With the heat we've had this summer, local splash pads have been packed.

This week in the Sudbury area, two new splash pads opened, with a fundraiser being held for another.  

The second annual Yoga in the Park fundraiser took place Wednesday in support of the Copper Cliff Community Action Network and its work to bring a splash pad to the community.

Copper Cliff Yoga in the Park fundraiser

However, it looks like this is just the beginning of a long road.

Margaret Julian is the chair of the Copper Cliff Community Action Network.

"Location still has to be determined because we have to work with the city. And that takes a while to go. We need permits. There has to be design looked at. And last year, they went door-to-door asking if we had support in the community. So, initiatives like this also help us to make aware that we want to go ahead with this because we will need extra people for the committee. We need companies to help with the fundraising." said Julian.

It took the Garson-Falconbridge Community Action Network four years to bring a splash pad to their neighbourhood.

Garson-Falconbridge splash pad

Julie Aube is the chair of that group.

"We had numerous spaghetti dinners with amazing community support and turn out.

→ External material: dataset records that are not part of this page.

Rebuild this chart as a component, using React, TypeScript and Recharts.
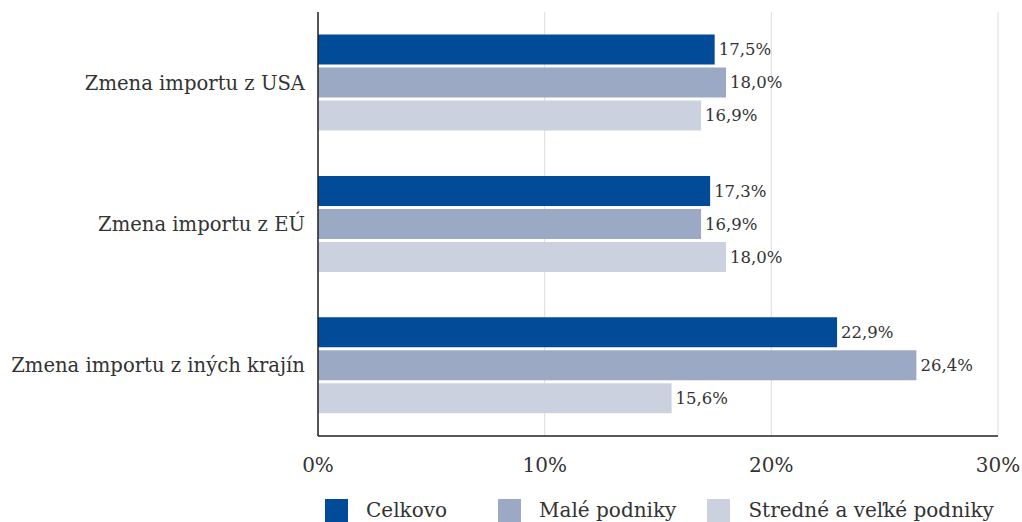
import { BarChart, Bar, XAxis, YAxis, CartesianGrid, Legend, LabelList } from 'recharts';

const categories = ['Zmena importu z USA', 'Zmena importu z EÚ', 'Zmena importu z iných krajín'];
const celkovo = [17.5, 17.3, 22.9];
const male = [18.0, 16.9, 26.4];
const stredne = [16.9, 18.0, 15.6];
const xTicks = [0, 10, 20, 30];

const series = [
  { key: 'celkovo', name: 'Celkovo', color: '#014B98' },
  { key: 'male', name: 'Malé podniky', color: '#9CA9C4' },
  { key: 'stredne', name: 'Stredné a veľké podniky', color: '#CBD1DF' },
];

const data = categories.map((name, i) => ({ name, celkovo: celkovo[i], male: male[i], stredne: stredne[i] }));

const FONT = '"DejaVu Serif", serif';
const TEXT = '#333333';

const fmt = (v: any) => `${Number(v).toFixed(1).replace('.', ',')}%`;

function LegendContent() {
  const gaps = [0, 51, 31];
  return (
    <div style={{ display: 'flex', alignItems: 'center', paddingLeft: 325, paddingTop: 22, fontFamily: FONT, fontSize: 20, color: TEXT }}>
      {series.map((s, i) => (
        <div key={s.key} style={{ display: 'flex', alignItems: 'center', marginLeft: gaps[i] }}>
          <span style={{ width: 23, height: 23, background: s.color, display: 'inline-block', marginRight: 18 }} />
          <span>{s.name}</span>
        </div>
      ))}
    </div>
  );
}

export default function App() {
  return (
    <div style={{ position: 'absolute', left: 0, top: 0, width: 1022, height: 522, background: '#fff', overflow: 'hidden' }}>
      <BarChart
        width={1022}
        height={522}
        data={data}
        layout="vertical"
        margin={{ top: 12, right: 24, bottom: 0, left: 0 }}
        barCategoryGap="16%"
        barGap={3}
      >
        <CartesianGrid horizontal={false} stroke="#DDDDDD" />
        <XAxis
          type="number"
          domain={[0, 30]}
          ticks={xTicks}
          tickFormatter={(v) => `${v}%`}
          height={40}
          tickLine={false}
          tickMargin={16}
          axisLine={{ stroke: '#222', strokeWidth: 1.5 }}
          tick={{ fontFamily: FONT, fontSize: 20, fill: TEXT }}
        />
        <YAxis
          type="category"
          dataKey="name"
          width={318}
          tickLine={false}
          tickMargin={7}
          axisLine={{ stroke: '#222', strokeWidth: 1.5 }}
          tick={{ fontFamily: FONT, fontSize: 19.6, fill: TEXT }}
        />
        <Legend verticalAlign="bottom" height={46} content={() => <LegendContent />} />
        {series.map((s) => (
          <Bar key={s.key} dataKey={s.key} name={s.name} fill={s.color} isAnimationActive={false}>
            <LabelList dataKey={s.key} position="right" offset={4} formatter={fmt} style={{ fontFamily: FONT, fontSize: 16.5, fill: TEXT }} />
          </Bar>
        ))}
      </BarChart>
    </div>
  );
}
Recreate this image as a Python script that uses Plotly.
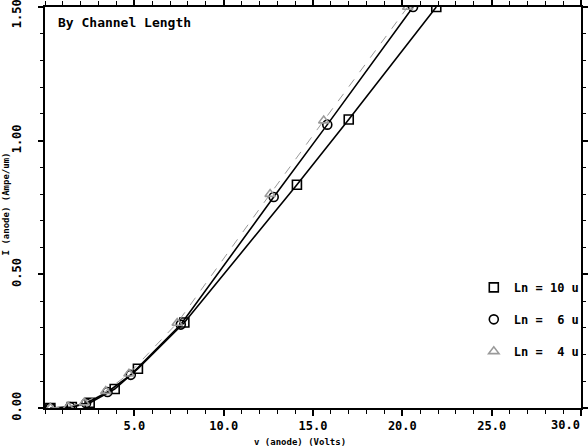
import plotly.graph_objects as go

# Ln = 10 u (squares, solid)
x10 = [0.3, 1.5, 2.5, 3.9, 5.2, 7.8, 14.1, 17.0, 21.9]
y10 = [0.0, 0.004, 0.019, 0.071, 0.147, 0.320, 0.835, 1.079, 1.500]
# Ln = 6 u (circles, solid)
x6 = [0.3, 1.4, 2.3, 3.5, 4.8, 7.6, 12.8, 15.8, 20.6]
y6 = [0.0, 0.004, 0.018, 0.060, 0.124, 0.312, 0.789, 1.060, 1.500]
# Ln = 4 u (triangles, dashed gray)
x4 = [0.3, 1.3, 2.2, 3.4, 4.7, 7.4, 12.6, 15.6, 20.3]
y4 = [0.0, 0.005, 0.020, 0.063, 0.128, 0.318, 0.800, 1.075, 1.500]

names = ["Ln\u00a0=\u00a010\u00a0u", "Ln\u00a0=\u00a0\u00a06\u00a0u", "Ln\u00a0=\u00a0\u00a04\u00a0u"]
xticks = [5, 10, 15, 20, 25, 30]
xticktext = ["5.0", "10.0", "15.0", "20.0", "25.0", "30.0"]
yticks = [0.0, 0.5, 1.0, 1.5]
yticktext = ["0.00", "0.50", "1.00", "1.50"]

FONT = "DejaVu Sans Mono"
TF = dict(family=FONT, size=12, color="black", weight="bold")
fig = go.Figure()

series = [
    (x10, y10, "square-open", "black", "solid", names[0]),
    (x6, y6, "circle-open", "black", "solid", names[1]),
    (x4, y4, "triangle-up-open", "#9a9a9a", "dash", names[2]),
]
for i, (xs, ys, sym, col, dash, nm) in enumerate(series):
    fig.add_trace(go.Scatter(
        x=xs, y=ys, mode="lines+markers", showlegend=False, cliponaxis=True,
        line=dict(color=col, width=1.6 if dash == "solid" else 1.0, dash=dash),
        marker=dict(symbol=sym, size=9, color=col, line=dict(width=1.6, color=col)),
    ))
for i, (xs, ys, sym, col, dash, nm) in enumerate(series):
    fig.add_trace(go.Scatter(
        x=[None], y=[None], mode="markers", name=nm, legendgroup=str(i),
        marker=dict(symbol=sym, size=9, color=col, line=dict(width=1.6, color=col)),
    ))

# tick labels at the edges (last x tick, last y tick) kept inside the page
xt_last = xticktext[-1]
yt_last = yticktext[-1]
xticktext_axis = xticktext[:-1] + [""]
yticktext_axis = yticktext[:-1] + [""]
fig.add_annotation(x=1.0, y=-0.0424, xref="paper", yref="paper", xanchor="right", yanchor="middle",
                   text=xt_last, showarrow=False, font=TF, borderpad=0)
fig.add_annotation(x=-0.052, y=0.9825, xref="paper", yref="paper", xanchor="center", yanchor="middle",
                   text=yt_last, showarrow=False, font=TF, textangle=-90, borderpad=0)

fig.add_annotation(x=0.02, y=0.985, xref="paper", yref="paper", xanchor="left", yanchor="top",
                   text="By Channel Length", showarrow=False,
                   font=dict(family=FONT, size=13, color="black", weight="bold"))
fig.add_annotation(x=14.3, y=-0.068, xref="x", yref="paper", xanchor="center", yanchor="top",
                   text="v (anode) (Volts)", showarrow=False,
                   font=dict(family=FONT, size=9, color="black", weight="bold"))
fig.add_annotation(x=-0.071, y=0.51, xref="paper", yref="paper", xanchor="center", yanchor="middle",
                   text="I (anode) (Ampe/um)", showarrow=False, textangle=-90,
                   font=dict(family=FONT, size=9, color="black", weight="bold"))

fig.update_layout(
    width=588, height=448,
    margin=dict(l=45, r=7, t=7, b=40, autoexpand=False),
    paper_bgcolor="white", plot_bgcolor="white",
    font=TF,
    legend=dict(x=0.80, y=0.337, xanchor="left", yanchor="top", bgcolor="rgba(0,0,0,0)",
                font=TF, tracegroupgap=13, itemwidth=30),
    xaxis=dict(range=[0, 30], tickvals=xticks, ticktext=xticktext_axis, showgrid=False, zeroline=False,
               showline=True, linecolor="black", linewidth=1.5, mirror="ticks", automargin=False,
               ticks="outside", ticklen=6, tickcolor="black", tickwidth=1.5,
               minor=dict(dtick=1, ticks="outside", ticklen=4, tickcolor="black", tickwidth=1),
               tickfont=TF),
    yaxis=dict(range=[0, 1.5], tickvals=yticks, ticktext=yticktext_axis, showgrid=False, zeroline=False,
               showline=True, linecolor="black", linewidth=1.5, mirror="ticks", automargin=False,
               ticks="outside", ticklen=5, tickcolor="black", tickwidth=1.5,
               minor=dict(dtick=0.1, ticks="outside", ticklen=3, tickcolor="black", tickwidth=1),
               tickangle=-90, ticklabelstandoff=12, tickfont=TF),
)
fig.write_html("out.html")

We raised just under $7,000 in spaghetti alone." said Aube.

Two years ago, city council approved one time funding of $100,000 toward a splash pad at the Onaping Falls Community Centre.

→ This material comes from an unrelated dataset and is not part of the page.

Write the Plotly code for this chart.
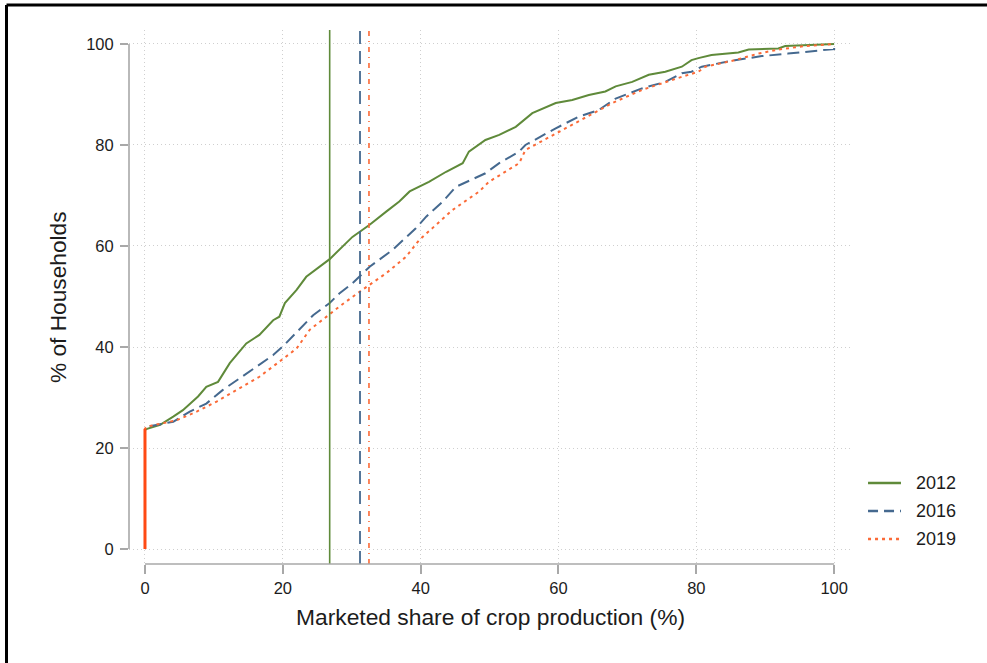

Partnership funding for the purchase and installation of four additional splash pads in the amount of $50,000 per splash pad was also allocated.

Mike Jakubo is the Sudbury city councillor for Ward 7 that includes the communities of Garson and Falconbridge.

"Some of the bigger splash pads you see around town received significant private donations and that's wonderful that those businesses and citizens are coming forward with that money to invest in that infrastructure. When you look at this splash pad here, it’s all fundraising and city funding. So, there's a significant different in cost between those two splash pads and that's where you see the difference." said Jakubo.

City officials say each splash pad is different in terms of how much funding is provided.

Some splash pads cost around $100,000, and some can be valued at upwards of $400,000, but the smiles on the children's faces as they play in the water are priceless.